Someone that demonstrates competent communication is my eighth grade teacher. I am sure that this sounds like a strange example, but I also had her as a mentor because she was the student success coordinator for the former school board I worked at. I have therefore experienced communicating with her as both a student and co-worker and mentor. This teacher was very engaging as a teacher. She made learning fun (even the boring stuff) and made everyone in the room feel as though they mattered, were valued and could accomplish anything. She was the reason that math finally clicked for me. I always struggled with math, even though I was a strong student in many other subject areas. She set the bar high for all of her students but because we respected her so much we wanted to reach her expectations. She took the time to work with me individually when I struggled and found a way to reach me and make something that was at one point so abstract for me, clear. As a co-worker she handled meetings and disagreements with poise. She was calm, never talked down to her staff members and asked for reasons and opinions from everyone. We really felt like our concerns, opinions and ideas mattered. I also loved that she had faith in her staff. We would come up with a plan together and then she would allow you the opportunity to go forward without being micromanaged from a distance. I felt comfortable seeking advice from her and knew that she would help find a resolution without being condescending.

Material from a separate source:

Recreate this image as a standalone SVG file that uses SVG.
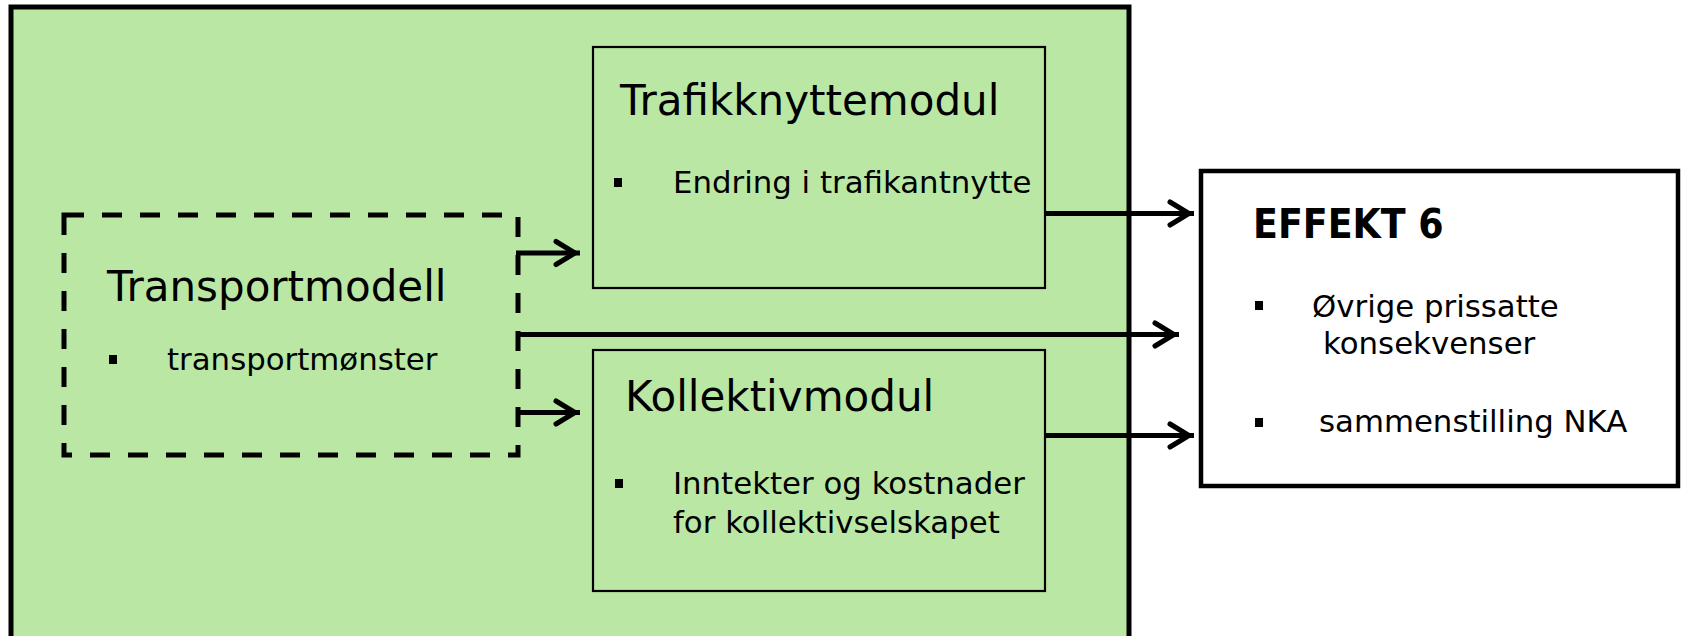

I would definitely want to model these communication behaviors because both as a student and as a co-worker I knew that my voice was heard and my opinion mattered. Communication was open and encouraged in both situations which made her classroom and school run smoothly. She was well liked and respected by students, staff members and parents alike because she was able to be direct and firm but was fair and was able to listen to the opinions and ideas of others openly.